How would this grammar be converted to a non-left recursive rule?

Question

With recursive-descent parsing, direct/indirect left recursive rules do not allow top-down parsing.

How would this grammar be converted to be non-left recursive?

S-> Aa | b, A -> Ac | Sd | epsilon

I have gotten this far but I am not sure if it is correct.

S-> bS'
S'-> epsilon | AaS'
A-> SdA'
A'-> cA'

I wasn't sure if the 'S' rule had to be changed since it did not have an 'S'(itself) in it. From reading online, it looked like each rule should be checked before starting to change it but I'm a bit stuck right now.

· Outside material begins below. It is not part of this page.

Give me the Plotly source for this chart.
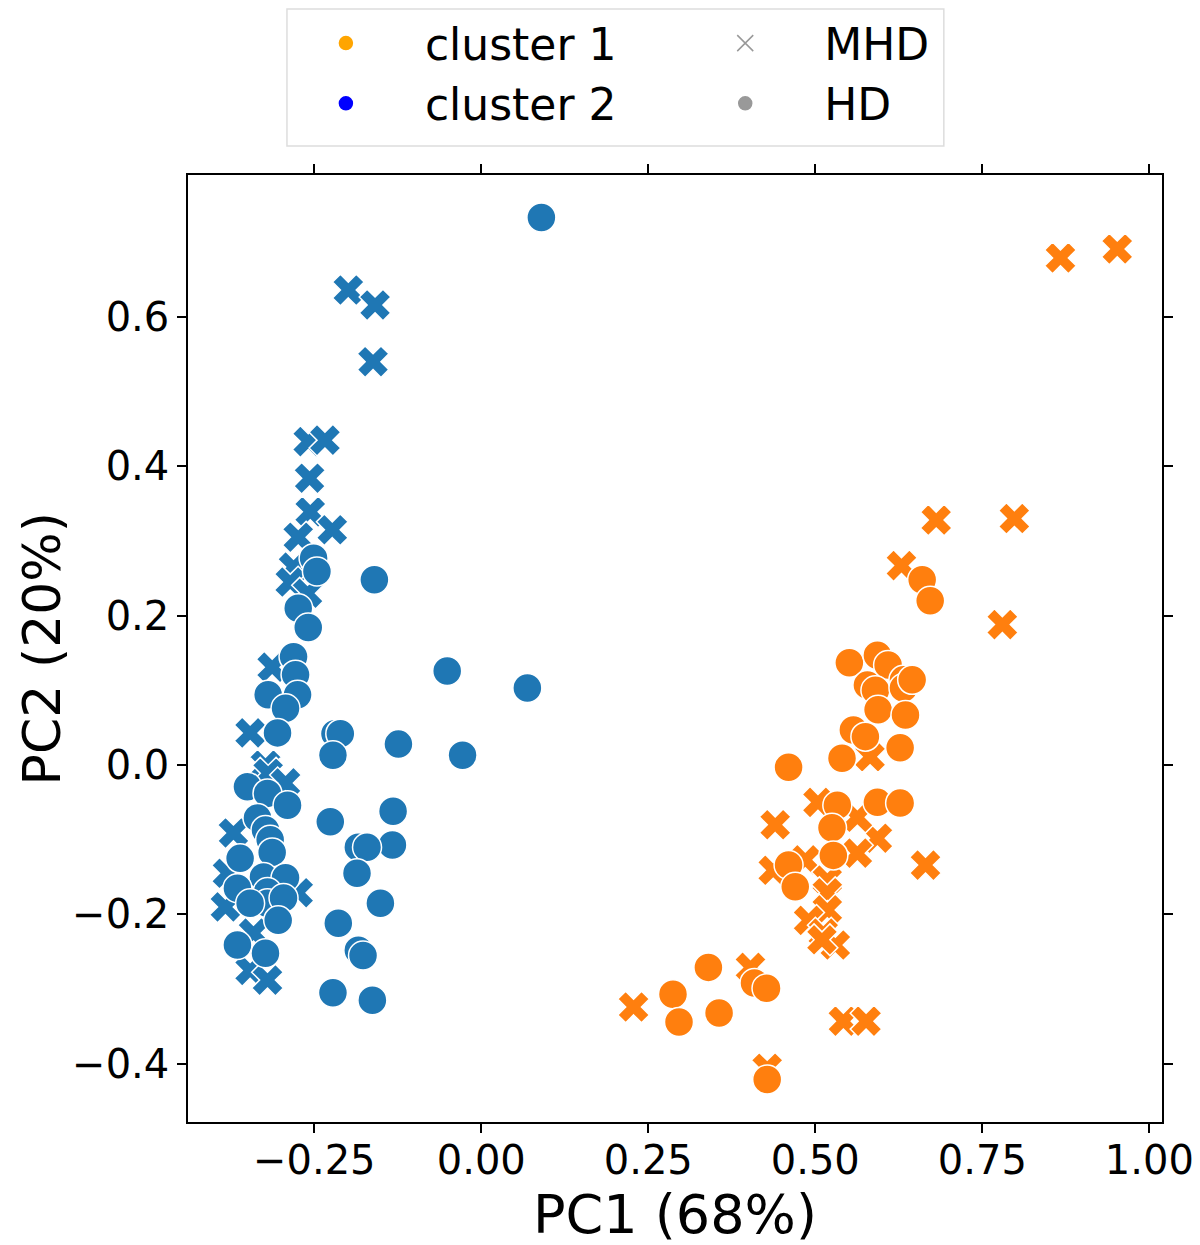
import plotly.graph_objects as go

# cluster 2 (blue), MHD runs
c2_mhd_x = [-0.199, -0.159, -0.162, -0.259, -0.234, -0.257, -0.256, -0.223, -0.274, -0.281,
            -0.286, -0.260, -0.313, -0.346, -0.323, -0.319, -0.293, -0.371, -0.380, -0.383,
            -0.274, -0.341, -0.346, -0.320]
c2_mhd_y = [0.636, 0.616, 0.540, 0.433, 0.435, 0.384, 0.339, 0.315, 0.305, 0.265,
            0.245, 0.230, 0.131, 0.043, 0.000, -0.011, -0.024, -0.091, -0.145, -0.190,
            -0.171, -0.225, -0.275, -0.288]

# cluster 2 (blue), HD runs
c2_hd_x = [0.090, -0.160, -0.051, 0.069, -0.028, -0.124, -0.219, -0.211, -0.222, -0.226,
           -0.132, -0.133, -0.184, -0.171, -0.186, -0.151, -0.214, -0.184, -0.177, -0.222,
           -0.163, -0.251, -0.246, -0.274, -0.259, -0.281, -0.278, -0.319, -0.275, -0.293,
           -0.305, -0.350, -0.320, -0.290, -0.335, -0.323, -0.316, -0.313, -0.361, -0.326,
           -0.293, -0.365, -0.320, -0.320, -0.296, -0.304, -0.365, -0.323, -0.346]
c2_hd_y = [0.733, 0.248, 0.126, 0.103, 0.013, 0.028, 0.042, 0.042, 0.013, -0.076,
           -0.062, -0.107, -0.110, -0.110, -0.145, -0.185, -0.212, -0.248, -0.255, -0.305,
           -0.315, 0.277, 0.259, 0.210, 0.184, 0.145, 0.121, 0.094, 0.094, 0.076,
           0.043, -0.029, -0.038, -0.054, -0.071, -0.087, -0.100, -0.117, -0.125, -0.150,
           -0.151, -0.165, -0.170, -0.185, -0.178, -0.208, -0.241, -0.252, -0.185]

# cluster 1 (orange), MHD runs
c1_mhd_x = [0.867, 0.952, 0.681, 0.798, 0.629, 0.780, 0.440, 0.593, 0.665, 0.563,
            0.563, 0.504, 0.485, 0.437, 0.518, 0.518, 0.518, 0.490, 0.512, 0.530,
            0.510, 0.403, 0.228, 0.542, 0.576, 0.428, 0.582]
c1_mhd_y = [0.679, 0.691, 0.328, 0.330, 0.267, 0.188, -0.080, -0.098, -0.134, -0.070,
            -0.118, -0.050, -0.127, -0.141, -0.154, -0.171, -0.194, -0.208, -0.225, -0.241,
            -0.234, -0.271, -0.324, -0.343, -0.343, -0.406, 0.011]

# cluster 1 (orange), HD runs
c1_hd_x = [0.660, 0.672, 0.551, 0.593, 0.609, 0.578, 0.590, 0.632, 0.632, 0.645,
           0.594, 0.635, 0.557, 0.575, 0.627, 0.540, 0.460, 0.533, 0.593, 0.627,
           0.525, 0.527, 0.460, 0.470, 0.340, 0.287, 0.296, 0.356, 0.409, 0.427,
           0.428]
c1_hd_y = [0.248, 0.220, 0.137, 0.147, 0.134, 0.107, 0.100, 0.114, 0.103, 0.114,
           0.074, 0.067, 0.047, 0.038, 0.023, 0.009, -0.003, -0.054, -0.050, -0.051,
           -0.084, -0.121, -0.134, -0.163, -0.271, -0.307, -0.344, -0.332, -0.292, -0.299,
           -0.421]

BLUE = "#1f77b4"
ORANGE = "#ff7f0e"
FONT = "DejaVu Sans"

fig = go.Figure()

for xs, ys, color, symbol, size in [
    (c2_mhd_x, c2_mhd_y, BLUE, "x", 28),
    (c2_hd_x, c2_hd_y, BLUE, "circle", 29),
    (c1_mhd_x, c1_mhd_y, ORANGE, "x", 28),
    (c1_hd_x, c1_hd_y, ORANGE, "circle", 29),
]:
    fig.add_trace(
        go.Scatter(
            x=xs, y=ys, mode="markers", showlegend=False,
            marker=dict(color=color, symbol=symbol, size=size,
                        line=dict(color="white", width=1.5)),
        )
    )

# legend entries: hue column in "legend", style column in "legend2"
legend_items = [
    ("cluster 1", "circle", "#FFA500", 13, "legend"),
    ("cluster 2", "circle", "#0000FF", 13, "legend"),
    ("MHD", "x-thin-open", "#999999", 16, "legend2"),
    ("HD", "circle", "#999999", 13, "legend2"),
]
for name, symbol, color, size, leg in legend_items:
    fig.add_trace(
        go.Scatter(
            x=[None], y=[None], mode="markers", name=name, legend=leg,
            marker=dict(color=color, symbol=symbol, size=size,
                        line=dict(color=color, width=1.5)),
        )
    )

axis_common = dict(
    showgrid=False, zeroline=False, showline=True, linecolor="black", linewidth=1.5,
    mirror="ticks", ticks="outside", ticklen=9, tickwidth=1.5, tickcolor="black",
    tickfont=dict(size=40, color="black", family=FONT), automargin=False,
)

legend_common = dict(
    orientation="v", yref="container", y=1.0, yanchor="top", xanchor="left",
    font=dict(size=44, family=FONT), bgcolor="rgba(0,0,0,0)",
    borderwidth=0, itemwidth=148, traceorder="normal",
)

fig.update_layout(
    width=1192, height=1237, autosize=False,
    margin=dict(l=180, r=38, t=167, b=123, autoexpand=False),
    plot_bgcolor="white", paper_bgcolor="white",
    font=dict(family=FONT, color="black"),
    xaxis=dict(range=[-0.439, 1.019], tick0=0, dtick=0.25, tickformat=".2f",
               ticklabelstandoff=-7, **axis_common),
    yaxis=dict(range=[-0.478, 0.790], tick0=0, dtick=0.2, tickformat=".1f", **axis_common),
    legend=dict(x=0.081, **legend_common),
    legend2=dict(x=0.491, **legend_common),
    shapes=[
        dict(type="rect", xref="paper", yref="paper", x0=0.1016, x1=0.776,
             y0=1.0306, y1=1.1753, line=dict(color="#dddddd", width=1.5),
             fillcolor="white", layer="above"),
    ],
    annotations=[
        dict(text="PC1 (68%)", xref="paper", yref="paper", x=0.5, y=-0.0975,
             xanchor="center", yanchor="middle", showarrow=False,
             font=dict(size=54, family=FONT, color="black")),
        dict(text="PC2 (20%)", xref="paper", yref="paper", x=-0.150, y=0.5,
             xanchor="center", yanchor="middle", showarrow=False, textangle=-90,
             font=dict(size=52, family=FONT, color="black")),
    ],
)

fig.write_html("out.html")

Does anyone know if this is the right approach or have any suggestions?

Answer 1

The given grammar has a direct and an indirect recursion. There is no rule to solve this or such which mentions whether any production is to be changed or not. However one way to keep things clear would be to consider one rule at a time for removing left recursion, which in your case would be as follows $$S\rightarrow Aa\mid b$$$$A\rightarrow Ac\mid Sd\mid \epsilon$$

Removing left recursion from productions of $A$ $$A\rightarrow Sd{A}'\mid {A}'$$$${A}'\rightarrow c{A}'\mid \epsilon$$

substituting these productions in the productions of $S$ and removing left recursion$$S\rightarrow {A}'a{S}'\mid b{S}'$$$${S}'\rightarrow d{A}'a{S}'\mid \epsilon$$

This is just one way. Likewise you could remove the indirect recursion first and work it out.